What will the post-COVID world look like? As more people receive their vaccines and case counts fall, this question will quickly stop being hypothetical and become a practical issue. That being said, when we consider what technological changes were already happening before the pandemic and the new worries plaguing communities today, one of the best ways to categorize this near-future world is as a touchless society.
Smart Technology And Pre-COVID Automation
One major trend that had been reshaping public and private spaces before the pandemic was the growing use of smart technology, such as automated smart lighting systems, smart thermostats that conserve energy, and programmable, digital locks. These tools offer an array of advantages focused on energy savings and remote monitoring and access, but were also popular with public facilities like hospitals and hotels for hygiene purposes.
Beyond Hygiene Theater
It’s true that many of the recent approaches to public hygiene, like wiping down chairs and counters or even sanitizing groceries are part of a practice characterized as hygiene theater – it makes people feel better, but it doesn’t actually make us safer. On the other hand, those with the privilege of staying home or even just masked this past year have noted that they got sick far fewer times because of reduced physical contact with others. Frequent colds disappeared and flu cases were diminished. It’s no surprise, then, that many businesses are looking for ways to create low-touch or contactless work environments.

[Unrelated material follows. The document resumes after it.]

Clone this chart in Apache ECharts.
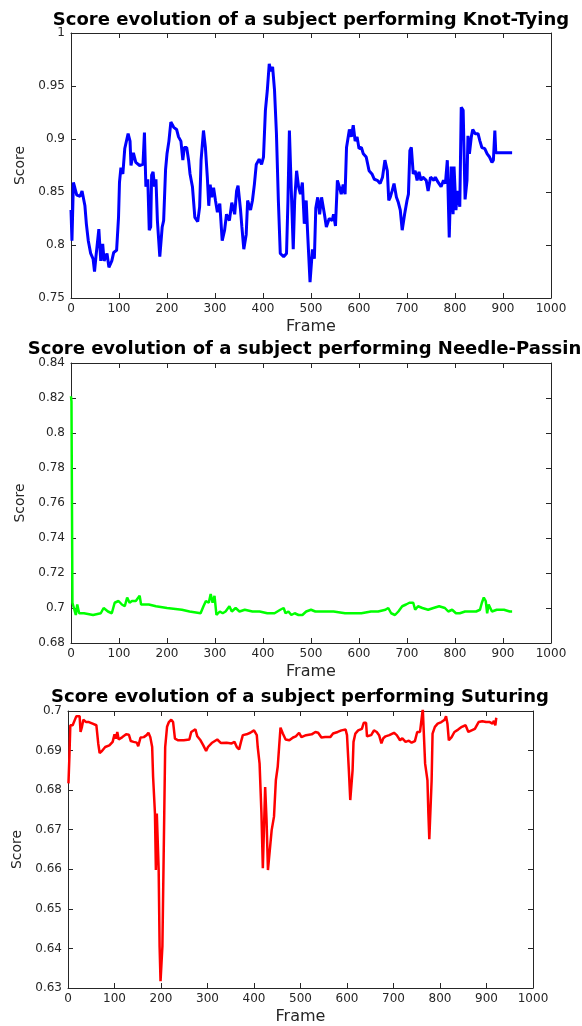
<!DOCTYPE html>
<html>
<head>
<meta charset="utf-8">
<script src="https://cdn.jsdelivr.net/npm/echarts@6.0.0/dist/echarts.min.js"></script>
<style>
html, body { margin: 0; padding: 0; background: #fff; }
#main { width: 582px; height: 1026px; }
</style>
</head>
<body>
<div id="main"></div>
<script>
// knot-tying (blue)
var knotFrames = [0,2,5,8,12,19,23,27,29,32,36,41,46,49,52,58,62,66,69,75,79,85,89,95,99,101,104,108,112,116,119,123,125,130,135,143,150,153,156,160,163,166,168,171,174,177,180,185,190,193,197,200,204,208,214,220,224,229,233,236,241,245,248,253,258,264,268,271,276,280,284,287,290,293,297,301,305,310,315,320,324,330,335,341,345,348,353,356,360,365,368,374,378,382,386,392,397,401,405,409,413,416,420,424,428,432,436,443,449,452,455,459,463,466,470,474,478,482,486,490,493,498,503,507,510,514,518,522,528,532,538,544,547,551,555,559,563,567,571,574,580,584,588,592,596,600,605,609,615,621,627,632,638,644,649,654,659,662,665,669,673,678,682,686,690,695,700,703,706,709,713,717,721,725,729,733,740,744,749,756,759,765,771,776,780,784,788,792,796,798,802,805,810,813,817,821,825,827,830,834,837,842,848,852,856,862,867,872,877,880,883,885,890,902,919];
var knotScores = [0.833,0.804,0.859,0.854,0.847,0.846,0.851,0.850,0.837,0.820,0.804,0.792,0.787,0.775,0.789,0.815,0.785,0.801,0.785,0.792,0.779,0.785,0.793,0.795,0.826,0.859,0.873,0.867,0.891,0.892,0.905,0.898,0.875,0.887,0.878,0.875,0.876,0.906,0.855,0.862,0.814,0.817,0.866,0.869,0.855,0.862,0.823,0.789,0.817,0.823,0.871,0.886,0.898,0.916,0.911,0.909,0.902,0.898,0.880,0.892,0.892,0.880,0.867,0.855,0.826,0.822,0.836,0.880,0.908,0.892,0.864,0.837,0.857,0.845,0.854,0.842,0.831,0.839,0.804,0.814,0.829,0.823,0.840,0.829,0.851,0.856,0.834,0.817,0.796,0.810,0.842,0.833,0.842,0.857,0.876,0.881,0.876,0.883,0.927,0.946,0.971,0.964,0.968,0.946,0.905,0.842,0.792,0.789,0.792,0.842,0.908,0.851,0.796,0.842,0.870,0.855,0.848,0.859,0.820,0.842,0.811,0.765,0.796,0.787,0.835,0.845,0.829,0.845,0.829,0.817,0.825,0.823,0.829,0.818,0.861,0.855,0.848,0.857,0.848,0.892,0.909,0.902,0.913,0.898,0.902,0.891,0.892,0.886,0.883,0.870,0.867,0.862,0.861,0.858,0.864,0.880,0.870,0.842,0.845,0.851,0.858,0.845,0.840,0.833,0.814,0.829,0.842,0.848,0.889,0.892,0.867,0.870,0.861,0.869,0.861,0.864,0.861,0.851,0.864,0.861,0.864,0.859,0.855,0.861,0.858,0.880,0.807,0.874,0.829,0.874,0.833,0.851,0.836,0.930,0.927,0.843,0.861,0.903,0.886,0.902,0.909,0.905,0.905,0.898,0.892,0.891,0.886,0.883,0.878,0.880,0.908,0.887,0.887,0.887,0.887];

// needle-passing (green)
var needleFrames = [0,1,2,3,5,10,13,17,27,46,62,68,77,85,91,99,106,112,117,122,127,135,143,146,154,162,177,200,231,247,270,276,281,287,291,295,299,303,310,316,322,330,335,343,351,362,378,393,409,424,436,443,447,453,459,466,474,482,490,500,509,524,547,571,586,605,625,640,655,661,667,675,682,690,698,705,713,717,723,732,744,755,767,779,786,794,802,810,821,833,844,852,856,860,864,867,870,874,877,887,902,914,919];
var needleScores = [0.821,0.818,0.76,0.703,0.701,0.696,0.702,0.697,0.697,0.696,0.697,0.700,0.698,0.697,0.703,0.704,0.702,0.701,0.706,0.703,0.704,0.704,0.707,0.702,0.702,0.702,0.701,0.700,0.699,0.698,0.697,0.701,0.704,0.703,0.708,0.703,0.707,0.696,0.698,0.697,0.698,0.701,0.698,0.700,0.698,0.699,0.698,0.698,0.697,0.697,0.699,0.700,0.697,0.698,0.696,0.697,0.696,0.696,0.698,0.699,0.698,0.698,0.698,0.697,0.697,0.697,0.698,0.698,0.699,0.700,0.697,0.696,0.698,0.701,0.702,0.703,0.703,0.699,0.701,0.700,0.699,0.700,0.701,0.700,0.698,0.699,0.697,0.697,0.698,0.698,0.698,0.699,0.703,0.706,0.704,0.697,0.702,0.703,0.698,0.699,0.699,0.698,0.698];

// suturing (red)
var sutFrames = [1,3,5,10,14,18,22,25,27,30,33,39,45,53,61,65,68,73,80,89,96,100,103,106,109,117,125,131,135,141,148,151,156,163,169,173,177,181,183,187,189,191,193,195,197,199,202,203,207,209,213,217,222,226,230,237,249,261,265,269,274,278,285,291,297,301,309,321,329,341,352,358,363,368,372,376,384,392,400,406,408,412,416,419,422,424,427,430,433,438,443,447,451,454,457,462,468,476,484,490,497,502,512,524,532,538,545,553,557,564,570,580,588,597,600,604,607,610,612,614,618,624,632,636,641,643,652,658,664,669,674,678,683,691,701,707,714,719,726,733,739,746,751,757,759,763,765,768,771,773,775,777,779,782,784,789,795,803,810,813,816,819,825,831,839,847,855,861,868,875,883,891,899,907,913,916,919,921];
var sutScores = [0.6817,0.6884,0.6964,0.6964,0.6966,0.6987,0.6989,0.6987,0.6947,0.696,0.6978,0.6972,0.6972,0.6968,0.6964,0.6918,0.6894,0.6899,0.6909,0.6913,0.6922,0.6941,0.693,0.6947,0.6928,0.6934,0.6941,0.694,0.6924,0.6922,0.692,0.6911,0.6933,0.6934,0.6939,0.6945,0.6934,0.6909,0.6834,0.6741,0.6598,0.6741,0.6741,0.6598,0.6405,0.6317,0.6317,0.6405,0.6741,0.6909,0.696,0.6972,0.6978,0.6972,0.693,0.6926,0.6926,0.6928,0.6947,0.6942,0.6954,0.6936,0.6926,0.6913,0.6899,0.6909,0.6919,0.6928,0.6919,0.692,0.6918,0.6922,0.6909,0.6903,0.6922,0.6939,0.6941,0.6945,0.6951,0.6939,0.6909,0.6867,0.6741,0.6603,0.6603,0.6808,0.6724,0.6598,0.6598,0.6699,0.6733,0.6825,0.6859,0.6909,0.6958,0.6943,0.6928,0.6926,0.6933,0.6936,0.6945,0.6934,0.6939,0.6941,0.6947,0.6945,0.6933,0.6934,0.6939,0.6934,0.6943,0.6947,0.6951,0.6953,0.6939,0.685,0.6775,0.6775,0.685,0.6922,0.6943,0.6951,0.6955,0.697,0.697,0.6936,0.6939,0.6951,0.6947,0.6939,0.6918,0.6931,0.6936,0.6939,0.6945,0.6939,0.6926,0.6931,0.6922,0.6925,0.692,0.6924,0.6947,0.6947,0.6951,0.7005,0.7005,0.6867,0.6867,0.6825,0.6741,0.6676,0.6676,0.6825,0.6943,0.696,0.6968,0.6972,0.6978,0.6987,0.6968,0.6926,0.6934,0.6947,0.6953,0.696,0.6964,0.6947,0.6951,0.6955,0.6972,0.6974,0.6972,0.6972,0.6968,0.6975,0.6964,0.6983];

var titles = ['Score evolution of a subject performing Knot-Tying',
              'Score evolution of a subject performing Needle-Passing',
              'Score evolution of a subject performing Suturing'];
var yRanges = [[0.75, 1, 0.05], [0.68, 0.84, 0.02], [0.63, 0.7, 0.01]];

var axisColor = '#262626';
var font = 'DejaVu Sans';

function pairs(xs, ys) {
    return xs.map(function (x, i) { return [x, ys[i]]; });
}

function xAxis(g, top) {
    return {
        gridIndex: g, type: 'value', min: 0, max: 1000, interval: 100,
        position: top ? 'top' : 'bottom',
        name: top ? '' : 'Frame', nameLocation: 'middle', nameGap: 21,
        nameTextStyle: { fontFamily: font, fontSize: 16, color: axisColor },
        axisLine: { onZero: false, lineStyle: { color: axisColor, width: 1 } },
        axisTick: { inside: true, length: 5, lineStyle: { color: axisColor } },
        axisLabel: { show: !top, margin: 5, fontFamily: font, fontSize: 12, color: axisColor,
                     formatter: function (v) { return String(v); } },
        splitLine: { show: false }
    };
}
function yAxis(g, right, gap) {
    var r = yRanges[g];
    return {
        gridIndex: g, type: 'value', min: r[0], max: r[1], interval: r[2],
        position: right ? 'right' : 'left',
        name: right ? '' : 'Score', nameLocation: 'middle', nameGap: gap,
        nameTextStyle: { fontFamily: font, fontSize: 14, color: axisColor },
        axisLine: { onZero: false, lineStyle: { color: axisColor, width: 1 } },
        axisTick: { inside: true, length: 5, lineStyle: { color: axisColor } },
        axisLabel: { show: !right, margin: 6, fontFamily: font, fontSize: 12, color: axisColor },
        splitLine: { show: false }
    };
}
function titleOpt(i, x, y) {
    return {
        text: titles[i], left: x, top: y, textAlign: 'center', textVerticalAlign: 'middle', padding: 0,
        textStyle: { fontFamily: font, fontWeight: 'bold', fontSize: 18, color: '#000' }
    };
}
function lineSeries(i, data, color, w) {
    return {
        type: 'line', xAxisIndex: i * 2, yAxisIndex: i * 2, data: data,
        showSymbol: false, symbol: 'none', clip: true,
        lineStyle: { color: color, width: w }, itemStyle: { color: color }
    };
}

var myChart = echarts.init(document.getElementById('main'), null, { renderer: 'canvas' });
var option = {
    animation: false,
    backgroundColor: '#fff',
    title: [titleOpt(0, 311, 20), titleOpt(1, 311, 349), titleOpt(2, 300, 697)],
    grid: [
        { left: 71, top: 33, width: 480, height: 265 },
        { left: 71, top: 363, width: 480, height: 280 },
        { left: 68, top: 711, width: 465, height: 277 }
    ],
    xAxis: [xAxis(0), xAxis(0, true), xAxis(1), xAxis(1, true), xAxis(2), xAxis(2, true)],
    yAxis: [yAxis(0, false, 44), yAxis(0, true), yAxis(1, false, 44), yAxis(1, true), yAxis(2, false, 41), yAxis(2, true)],
    series: [
        lineSeries(0, pairs(knotFrames, knotScores), '#0000ff', 3),
        lineSeries(1, pairs(needleFrames, needleScores), '#00ff00', 2.5),
        lineSeries(2, pairs(sutFrames, sutScores), '#ff0000', 2.5)
    ]
};
myChart.setOption(option);
</script>
</body>
</html>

In addition to the sorts of smart home technology cited above, which is already widely used in newer offices, workers can expect to see everything from connected coffee pots to outdoor meeting spaces. In place of communal cafes with traditional food workers and cashiers, they may also encounter alternative dining options like The Jar – Healthy Vending’s contactless smart fridges. Even as food is unlikely to be a major source of disease transmission, many of the changes we’ll see in the coming months will be designed to allay anxiety as much as anything else, and vending offers a way of reducing the density of individuals in a given environment.
Finding A Balance
Even as workplaces, schools, and other public places seek to minimize physical contact and the concomitant anxiety, all of these spaces will find themselves working hard to strike a balance. People are craving community, collaboration, and contact as much as they are anxious about it, and that’s a hard set of contradictions to contend with. Minimizing unnecessary or inhuman points of contact, such as surfaces or low-impact contacts like chatting with the front desk clerk, in favor of more high-value interactions. In other words, if eliminating the small contacts such as pressing elevator buttons will make people feel better about having a brainstorming meeting with coworkers they’ve only seen over Zoom during the past year, then that’s a worthwhile shift.
It may feel strange to return to a world where we don’t touch things in the same way – opening doors, passing credit cards to cashiers, or turning on the lights – but this is precisely what is on the horizon. Though physical contact between people will steadily return, functional automation will proliferate. It’s an acceleration of a change that was already occurring. All we can do now is adapt faster.